Compliance, privacy, and legal requirements
Outbound programs in the US must comply with TCPA and FTC Telemarketing Sales Rule, and honor the National Do Not Call Registry (donotcall.gov; phone: 1-888-382-1222). The FCC enforces call rules from its headquarters at 45 L St NE, Washington, DC 20554 (fcc.gov). For Europe, GDPR applies: personal data processing must have lawful basis (consent or contract) and violations can cost up to €20 million or 4% of global annual turnover (whichever is higher).
Operational controls: maintain real-time suppression lists, implement consent capture with timestamps and IP/IVR verification, preserve opt-out records for at least 5 years in many verticals, and apply answer-detection logic to avoid abandoned-call complaints. Regularly audit call recordings and consent metadata; standard practice is quarterly legal reviews and annual third-party compliance audits for programs with >100,000 annual dials.

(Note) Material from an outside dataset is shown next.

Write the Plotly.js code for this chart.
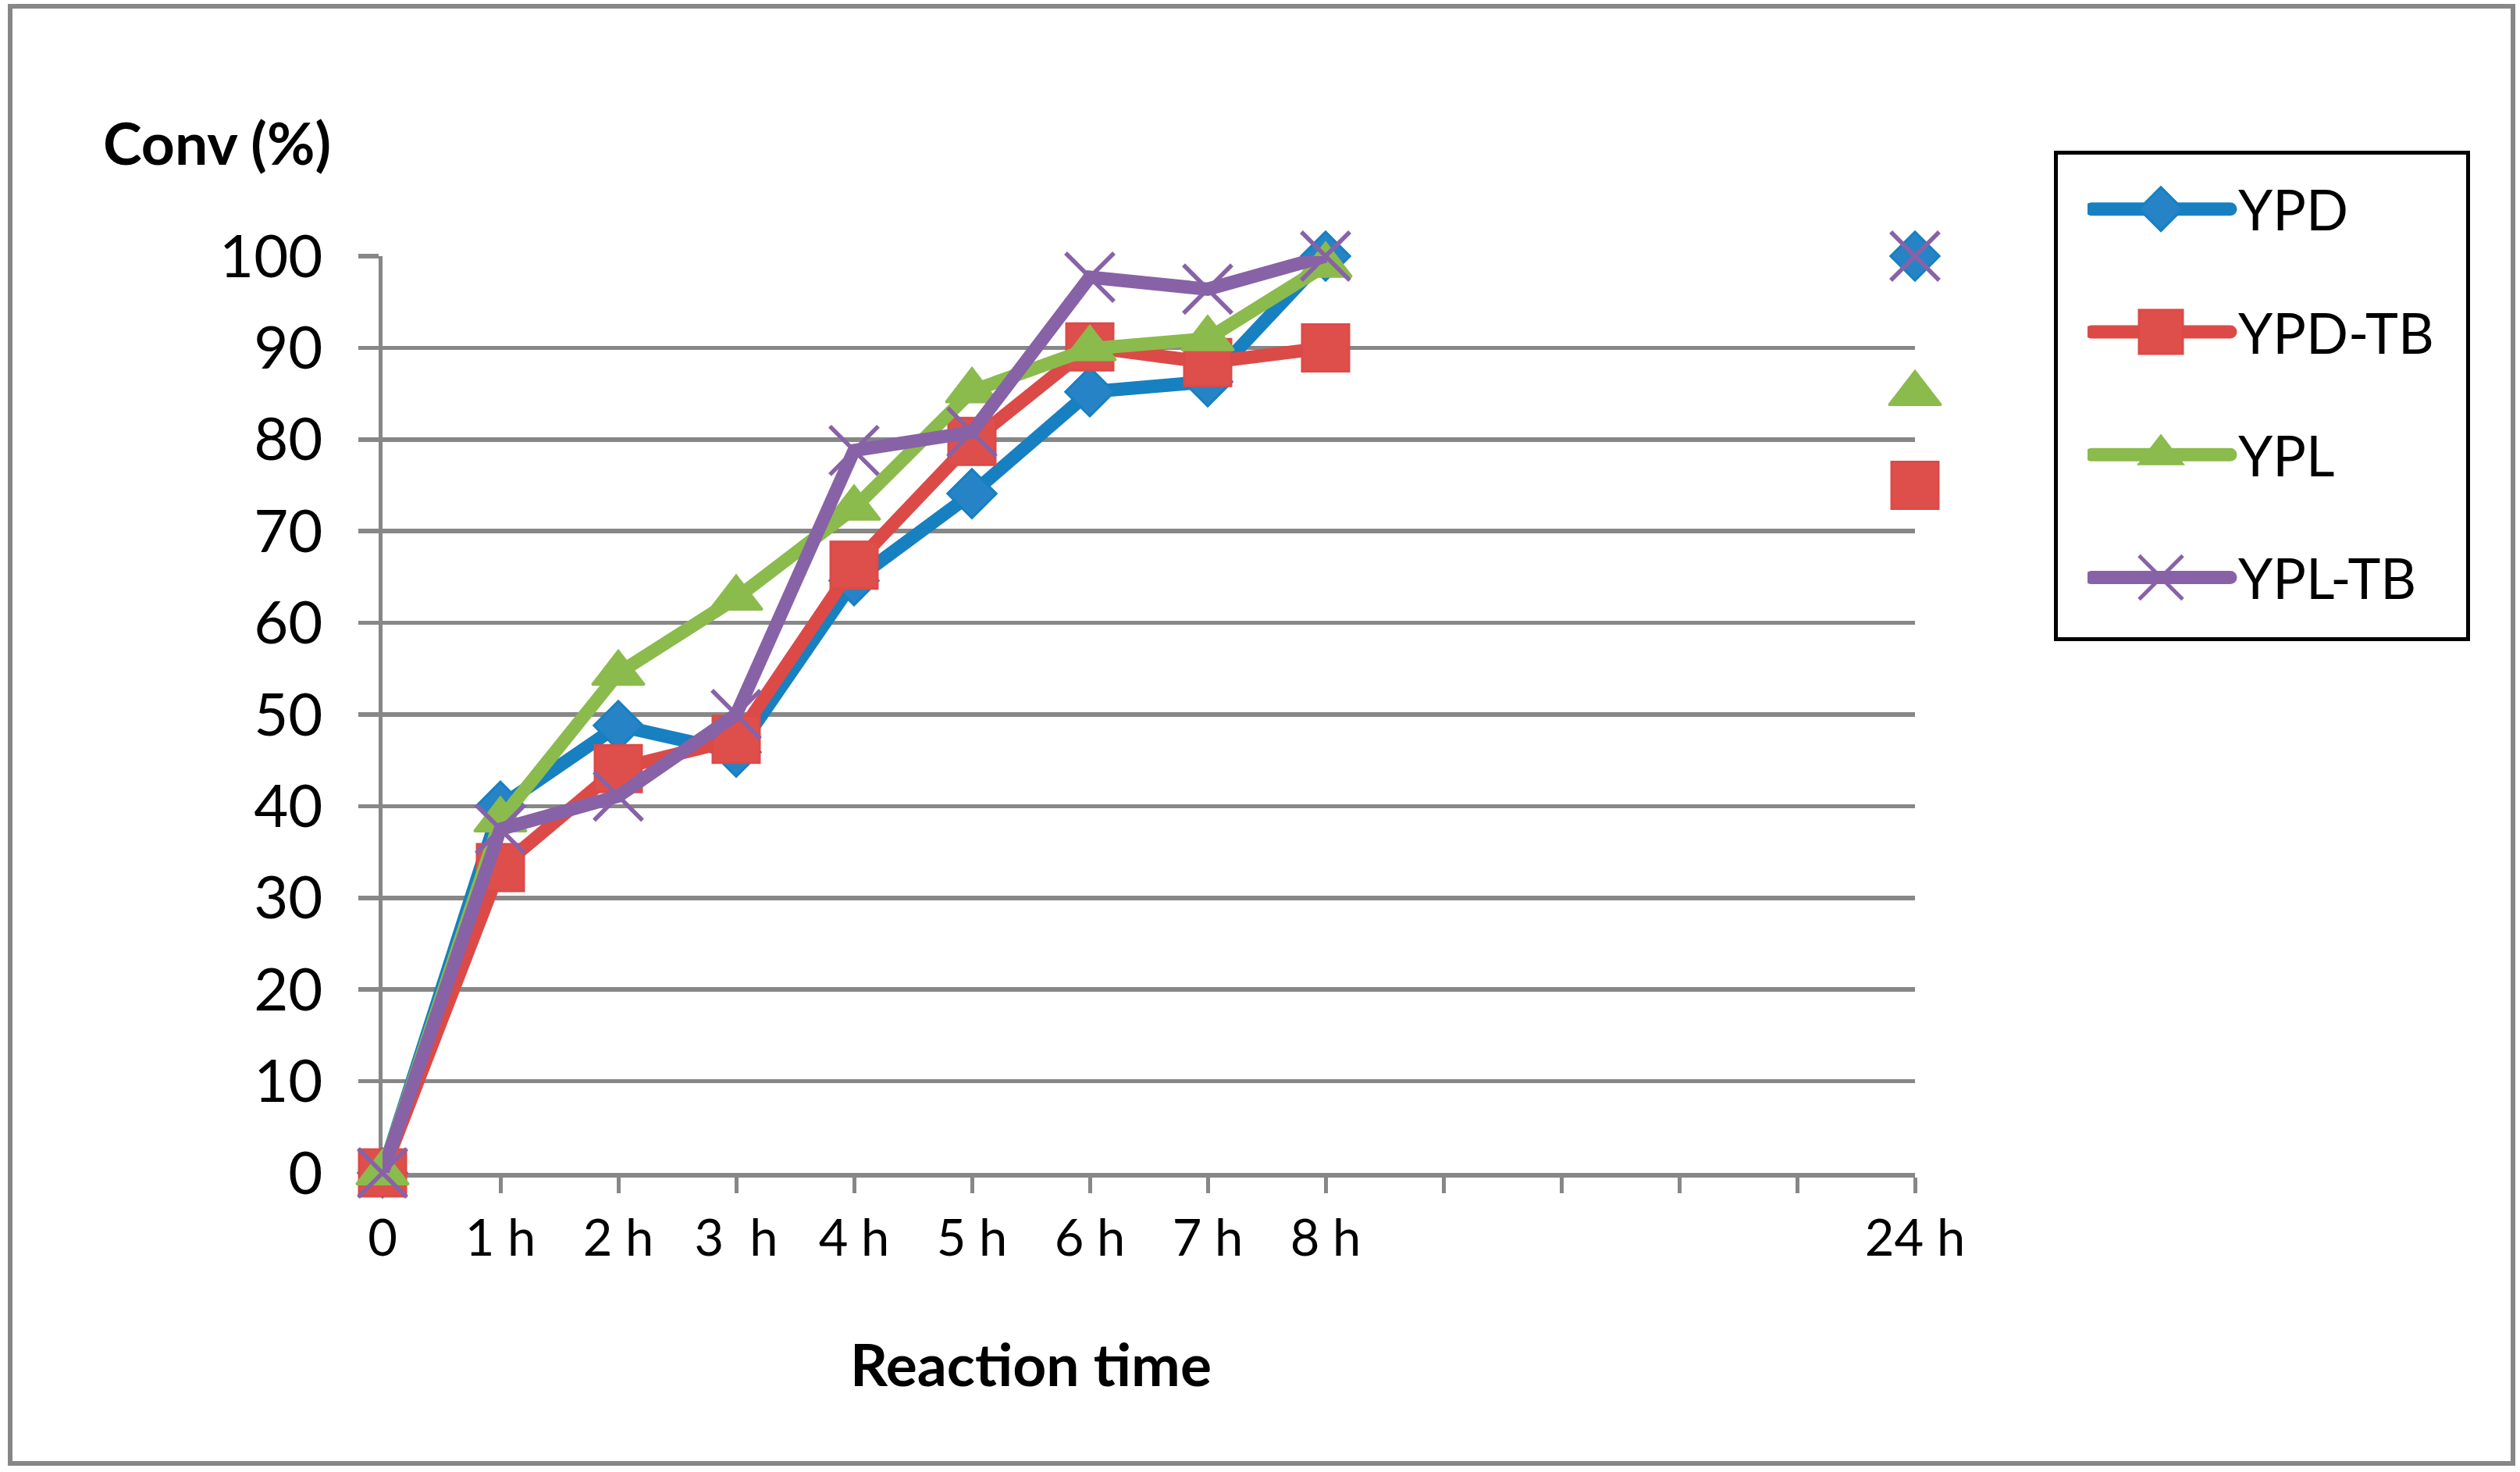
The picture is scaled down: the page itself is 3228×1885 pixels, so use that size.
<!DOCTYPE html>
<html>
<head>
<meta charset="utf-8">
<script src="https://cdn.plot.ly/plotly-3.0.1.min.js"></script>
<style>
  html, body { margin: 0; padding: 0; background: #ffffff; }
  #chart { width: 3228px; height: 1885px; }
</style>
</head>
<body>
<div id="chart"></div>
<script>
// ---- data ----
var timeIndex  = [0, 1, 2, 3, 4, 5, 6, 7, 8, 9, 10, 11, 12, 13];
var tickLabels = ['0', '1 h', '2 h', '3\u00a0 h', '4 h', '5 h', '6 h', '7 h', '8 h', '', '', '', '', '24 h'];
var seriesNames = ['YPD', 'YPD-TB', 'YPL', 'YPL-TB'];

var YPD    = [0, 40.0, 48.8, 45.9, 64.6, 74.1, 85.2, 86.3, 100, null, null, null, null, 100];
var YPD_TB = [0, 33.3, 44.1, 47.3, 66.3, 79.8, 90.1, 88.4, 90.0, null, null, null, null, 75];
var YPL    = [0, 38.5, 54.5, 62.7, 72.5, 85.3, 89.9, 91.0, 99.0, null, null, null, null, 85];
var YPL_TB = [0, 37.5, 41.1, 50.0, 78.8, 80.8, 97.7, 96.4, 100, null, null, null, null, 100];

var yTickVals = [0, 10, 20, 30, 40, 50, 60, 70, 80, 90, 100];

// ---- styling ----
var FONT = "Lato, 'Open Sans', 'DejaVu Sans', sans-serif";
var GRID = '#878787';
var LINE_W = 17;

function trace(name, y, lineColor, symbol, size, fill, mline, group) {
  return {
    type: 'scatter', mode: 'lines+markers', name: name,
    x: timeIndex, y: y, connectgaps: false, cliponaxis: false,
    legendgroup: group,
    line: { color: lineColor, width: LINE_W },
    marker: { symbol: symbol, size: size, color: fill,
              line: { color: mline, width: symbol === 'x-thin' ? 5.5 : 3 } }
  };
}

var data = [
  trace(seriesNames[0], YPD,    '#1780C1', 'diamond',     48, '#2684C6', '#1780C1', 'g1'),
  trace(seriesNames[1], YPD_TB, '#DC4A47', 'square',      60, '#DE4F4C', '#DC4A47', 'g2'),
  trace(seriesNames[2], YPL,    '#8BBB4C', 'triangle-up', 58, '#8BBB4C', '#8BBB4C', 'g3'),
  trace(seriesNames[3], YPL_TB, '#8862A6', 'x-thin',      62, '#8862A6', '#8862A6', 'g4')
];

// plot area in pixels: x 490..2453, y 328..1502
var PL = 490, PR = 2453, PT = 328, PB = 1502;
function px(x) { return (x - PL) / (PR - PL); }
function py(y) { return (PB - y) / (PB - PT); }

var layout = {
  width: 3228, height: 1885,
  margin: { l: PL, r: 3228 - PR, t: PT, b: 1885 - PB, pad: 0, autoexpand: false },
  paper_bgcolor: '#ffffff', plot_bgcolor: '#ffffff',
  font: { family: FONT, color: '#000000' },
  showlegend: true,
  xaxis: {
    range: [0, 13], tickmode: 'array', tickvals: timeIndex, ticktext: tickLabels,
    showgrid: false, zeroline: false,
    showline: true, linecolor: GRID, linewidth: 6,
    ticks: 'outside', ticklen: 20, tickwidth: 5, tickcolor: GRID,
    tickfont: { family: FONT, size: 65, color: '#000' },
    ticklabelstandoff: 2,
    layer: 'below traces', fixedrange: true
  },
  yaxis: {
    range: [0, 100], tickmode: 'array', tickvals: yTickVals,
    showgrid: true, gridcolor: GRID, gridwidth: 5.5, zeroline: false,
    showline: true, linecolor: GRID, linewidth: 5.5,
    ticks: 'outside', ticklen: 26, tickwidth: 5.5, tickcolor: GRID,
    tickfont: { family: FONT, size: 76, color: '#000' },
    ticklabelstandoff: 30,
    layer: 'below traces', fixedrange: true
  },
  legend: {
    x: px(2674), y: py(215), xanchor: 'left', yanchor: 'top',
    bgcolor: 'rgba(0,0,0,0)', borderwidth: 0,
    font: { family: FONT, size: 71, color: '#000' },
    itemwidth: 183, traceorder: 'grouped', tracegroupgap: 62,
    itemclick: false, itemdoubleclick: false
  },
  annotations: [
    { text: '<b>Conv (%)</b>', xref: 'paper', yref: 'paper', x: px(278), y: py(182),
      xanchor: 'center', yanchor: 'middle', showarrow: false,
      font: { family: FONT, size: 75, color: '#000' } },
    { text: '<b>Reaction time</b>', xref: 'paper', yref: 'paper', x: px(1320), y: py(1746),
      xanchor: 'center', yanchor: 'middle', showarrow: false,
      font: { family: FONT, size: 75, color: '#000' } }
  ],
  shapes: [
    { type: 'rect', xref: 'paper', yref: 'paper', layer: 'below',
      x0: px(13), x1: px(3219), y0: py(1874), y1: py(8),
      line: { color: GRID, width: 6 }, fillcolor: 'rgba(0,0,0,0)' },
    { type: 'rect', xref: 'paper', yref: 'paper', layer: 'above',
      x0: px(2633.5), x1: px(3161.5), y0: py(818.5), y1: py(195.5),
      line: { color: '#000000', width: 5 }, fillcolor: 'rgba(0,0,0,0)' }
  ]
};

var gd = document.getElementById('chart');
Plotly.newPlot(gd, data, layout, { displayModeBar: false, staticPlot: true }).then(function () {
  try {
    var items = gd.querySelectorAll('.legend .traces');
    items.forEach(function (t) {
      var ln = t.querySelector('.legendlines path');
      if (ln) {
        ln.setAttribute('d', 'M5,0h178');
        ln.style.strokeWidth = '17px';
        ln.style.strokeLinecap = 'round';
      }
      var pts = t.querySelectorAll('.legendpoints path');
      pts.forEach(function (p) {
        var bb = p.getBBox();
        var m = Math.max(bb.width, bb.height) || 1;
        var s = 56 / m;
        var sw = parseFloat(p.style.strokeWidth) || 0;
        var target = sw >= 4 ? 5 : 3;
        p.setAttribute('transform', 'translate(94,0) scale(' + s + ')');
        p.style.strokeWidth = (target / s) + 'px';
      });
    });
  } catch (e) {}
});
</script>
</body>
</html>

Staffing, training, and cost model
Headcount planning should use contacts-per-hour and expected conversion rates. Example math: a US-based outbound agent at $20/hour working 160 hours/month = $3,200 base wages. With taxes and benefits (20–40%) the fully-burdened cost becomes $3,840–$4,480. Add software ($150/agent/month average), telecom/voice ($50–$150/agent/month), and facilities/overhead to reach a total fully-burdened cost of $4,200–$5,500/agent/month (2024 estimates).
Training: initial onboarding 2–4 weeks for product and systems plus 4–8 weeks of side-by-side coaching. Best practice QA uses 4–6 category scoring (compliance, rapport, discovery, close, data capture) with threshold scores and calibrated coaching sessions weekly. Target ramp time to independent production: 6–10 weeks for complex products, 3–5 weeks for transactional campaigns.
- Deployment checklist (must-have items): suppression and consent lists, legal review, dialer configuration with abandon cap, CRM integrations and screen-pop, WFM forecasts with 25–35% shrinkage, QA forms and coaching cadence, speech analytics for trend detection, recording retention policy (minutes and storage cost calculated).
Best practices, measurement, and continuous improvement
Run small experiments: A/B test messaging, dayparting, and channel sequence. Multichannel approaches (SMS pre-notification + call) commonly increase answer rates by 30–50% vs voice-only in 2022–2024 industry studies. Use uplift tests with control groups to measure true incremental impact—measure incremental revenue per 1,000 dials rather than raw conversions to avoid selection bias.
Invest in analytics and root-cause coaching: use speech analytics to identify top 10 objections and incorporate rebuttals into scripts. Track lifetime value (LTV) of contacts and attribute LTV back to campaign cohorts; this allows comparison of cost-per-conversion against expected future value. Regularly review vendor SLAs (99.9% uptime, <500 ms API latency) and maintain an incident response plan with a designated escalation contact and RTO/RPO targets.